Our instructor had the approach all keyed in and all I had to do was follow the flight director. Sounds a bit easier than it sounds. For about 2-3 minutes, all I did was fix my eyes on that LCD screen and keep the nose of the aircraft on the marking. All the other cockpit settings were set. Gear was down. HH set the flaps and the Fasten Seatbelt sign.

For what seemed like forever, I muscled the aircraft on the descent, following the heading and occasionally glancing at the altitude. Honestly, for the unseasoned pilot, it was a bit nerve racking. The computer then started calling out the altitudes, “500……400,……300,….200,…” And I suddenly went deaf as the runway threshold and lights suddenly loomed into view from out of nowhere and it seemed I was heading down and to the left of the centerline. Just have a look at this photo: Once second, grey screen, the next second, this scene literally pops into view!

I instinctively pulled up and to the right and re-aligned us properly. It happened so quick, 6 seconds from the point that the runway was in sight to touchdown. With a pair of thuds we touched down and reversed the thrust. In the words of Phil Rizzuto, “HOLY COW!”

I am still, to this day, in complete disbelief as to how fast it happens. One moment, a dull grey fog screen and nothing to focus on, the next, you are finagling the plane in the final few seconds in order to land in that runway. That was insane. I have always held pilots in such high regard for their skill but that level of regard tripled when I carried out the maneuver.

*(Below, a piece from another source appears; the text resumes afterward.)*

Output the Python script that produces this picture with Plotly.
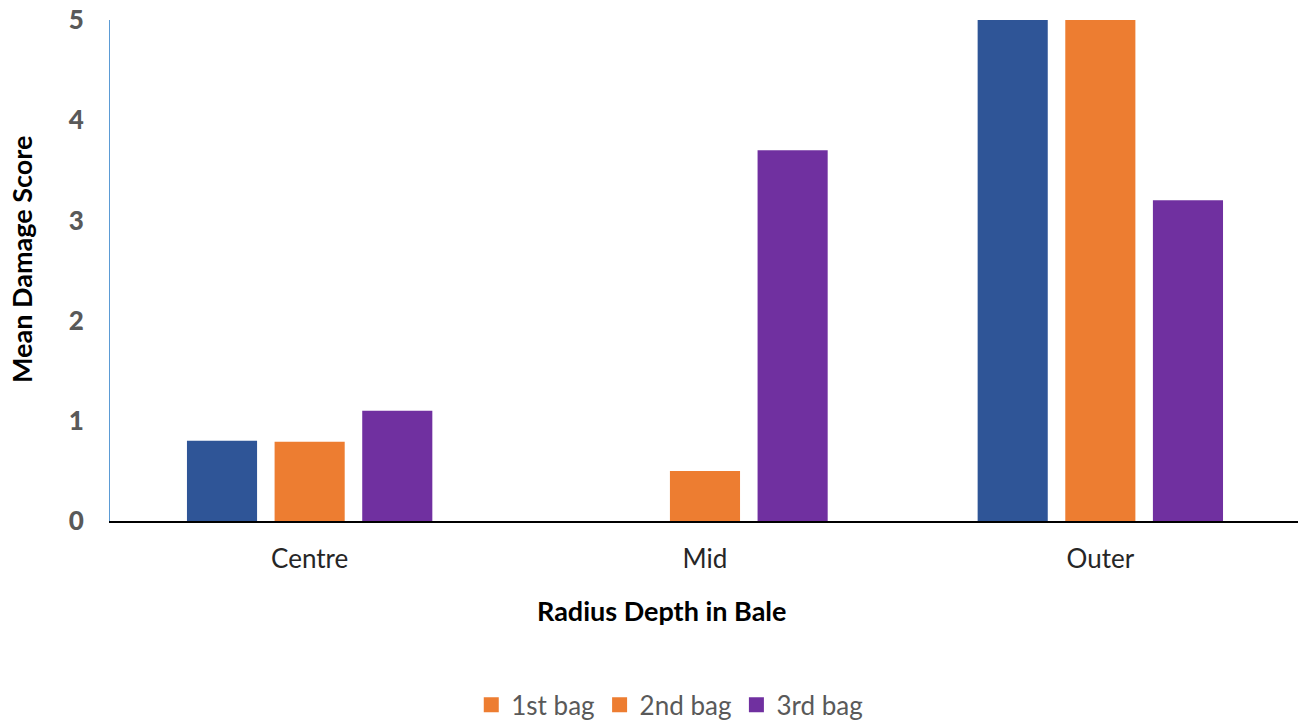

We slowed to a meager 20 knots and I used the tiller to taxi around and take us to park. Fittingly, I parked just behind the Post Office building where my father worked.
We thanked our instructor and the excellent crew at Boeing Alteon for the brilliant experience. If you are ever in Long Beach or near LAX, you can’t afford not to stop in and say hello. What a great ride!